Ernest Charles Empson was born on 9 March 1880 in Ashburton to Yorkshire-born parents John Edwin Empson, an engine-fitter, and his wife, Ann Johnson. He was brought up in the household of Charles and Sophia Thompson, parents of the painter Sydney Lough Thompson, where his precocious musical gifts were recognised early and encouraged by Sophia. He was educated at Christchurch East School.
Empson’s first major teacher was the Christchurch pianist and critic Hermann Lund, one of the influential German musicians who shaped musical developments in late nineteenth century New Zealand. Lund remained an abiding influence, and in old age Empson described his playing as being of rare loveliness. Empson quickly became an admired solo and chamber music pianist, and in 1899 also started to teach. On 30 June 1905, at Christchurch, he married Florence (Flora) Elizabeth, the Thompsons’ 19-year-old daughter. They were to have three sons.
After taking part in concerts at the New Zealand International Exhibition in Christchurch in 1906–7, Empson went to Frankfurt am Main to study at the Hoch Conservatory. He gave a series of successful concerto concerts and recitals before moving to Berlin. There he became friends with the great violinist Joseph Joachim, the composer–pianist Ferruccio Busoni, and the pianist Artur Schnabel. However, with a young family and Flora ill with tuberculosis, he could not afford to study with Busoni, who took his select group of pupils with him on his long concert tours. Instead, on Schnabel’s advice, he studied with Leopold Godowsky, whose influence on European pianists was already profound. Through Empson that influence was to be transmitted to generations of New Zealand pianists.
Empson’s career in Germany ended prematurely when Flora became so seriously ill that in 1908 they had to return to Christchurch, where she died in 1912. On 19 June 1913, at Christchurch, Empson married Grace Anne Prettejohns, a promising young singer and musician, with whom he had two sons and two daughters. Professionally, he marked his return with a series of acclaimed recitals and his reputation quickly spread abroad. In 1917 he toured the South East Asian concert circuit with the French-Canadian tenor Paul Dufault; a privately published memoir, My experiences in the east , describes this tour. He later toured Australia.
In 1922 Empson abruptly left Christchurch for Australia, taking with him a married pupil, Ivey Violet King (née Manchester). His abandonment of Grace and their children created some scandal and generated long-lasting family bitterness. His career, however, flourished in Australia where, for most of the next decade, he not only continued to give highly praised concerts, but became one of the busiest of pioneer radio recitalists and accompanied such distinguished visitors as the operatic tenor Joseph Hislop. He also examined piano and chamber music for the New South Wales State Conservatorium of Music and the Australian Music Examinations Board.

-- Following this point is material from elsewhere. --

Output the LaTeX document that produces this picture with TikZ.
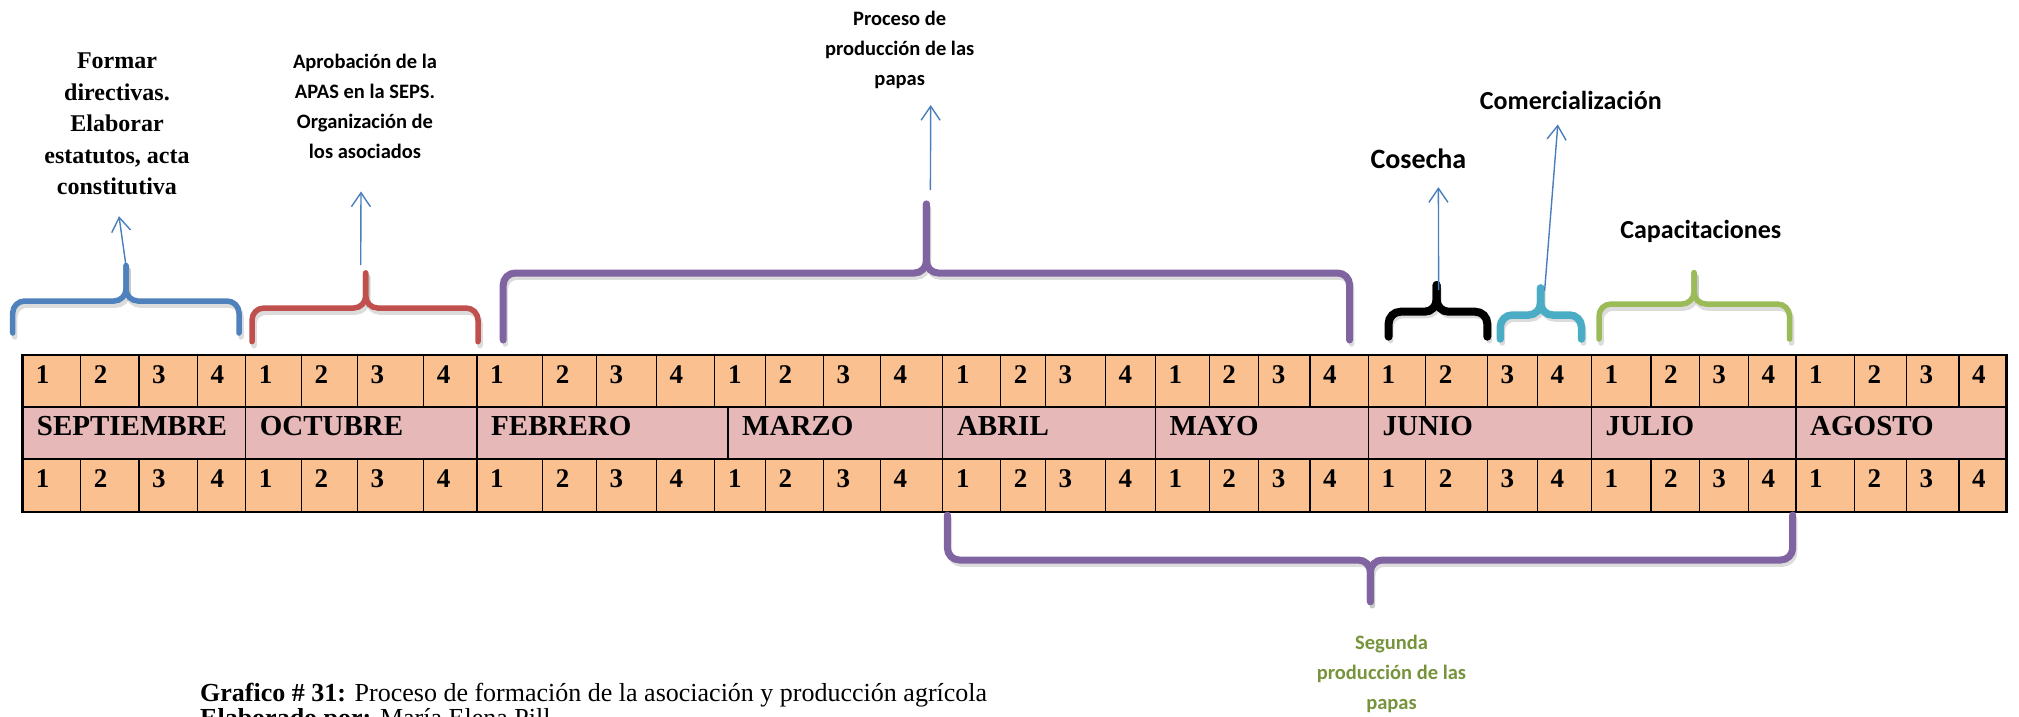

Ernest and Ivey married at Christchurch on 30 August 1932, the same day as his divorce from Grace. They lived in Australia from 1936 to 1941. Following their return, Ernest became not only the most influential piano teacher of his time in New Zealand, but a dominant and sometimes formidable personality in Christchurch’s musical life; as Frederick Page put it, he demanded – and won – ‘disciples’ rather than mere pupils. At some time almost every young New Zealand pianist of note studied with him. Douglas Lilburn, Margaret Nielsen and Maurice Till were to be among the best known. The regular recitals sponsored by his Eroica Club were features of Christchurch’s musical life for many years and proved valuable testing grounds for young pianists and a few young singers. He was an early member and president of the Music Teachers’ Association of New Zealand and was made an OBE in 1959 for services to music. He retired in 1968 at the age of 88 and died on 23 June 1970, survived by his third wife, and by four sons and two daughters.
Of commanding and leonine appearance, Ernest Empson was immensely courteous and possessed a refinement, artistic perception and musical knowledge that set him apart from most of his fellow teachers. He possessed, in every sense, the grand manner and could be formidable indeed with what he perceived to be artistic shallowness and with rival teachers. He remained a superb pianist into old age, although he performed infrequently in public during the last 30 years of his life. He was unique among contemporary New Zealand piano teachers in possessing an international reputation.